A discrete Consensus-Based Global Optimization Method with Noisy Objective Function
Stefania Bellavia, Greta Malaspina
TL;DR
This work addresses global optimization when objective evaluations are noisy by extending a discrete-time consensus-based optimization (CBO) method to stochastic function estimates. It proves that, under suitable noise conditions, the particle system achieves almost-sure consensus and that the expected mean-squared distance to the global minimizer can be made arbitrarily small, with a quantified convergence rate and an $O(\log(\varepsilon^{-1}))$ iteration bound. A quantitative Laplace-principle argument yields an $O(1/\alpha)$ bound on the suboptimality at the consensus point, linking the noise level, diffusion, and the temperature-like parameter $\alpha$. Numerical experiments on Rastrigin with Gaussian noise and on finite-sum problems with subsampling demonstrate robustness to noise and substantial computational savings, supporting the method's practicality for noisy, large-scale global optimization.
Abstract
Consensus based optimization is a derivative-free particles-based method for the solution of global optimization problems. Several versions of the method have been proposed in the literature, and different convergence results have been proved.
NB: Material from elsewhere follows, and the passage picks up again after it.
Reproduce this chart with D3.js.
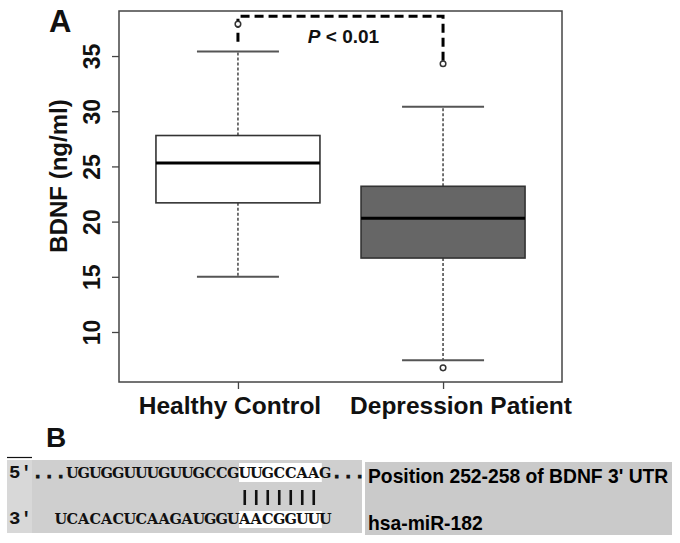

However, all existing results assume the objective function to be evaluated exactly at each iteration of the method. In this work, we extend the convergence analysis of a discrete-time CBO method to the case where only a noisy stochastic estimator of the objective function can be computed at a given point. In particular we prove that under suitable assumptions on the oracle's noise, the expected value of the mean squared distance of the particles from the solution can be made arbitrarily small in a finite number of iterations. Numerical experiments showing the impact of noise are also given.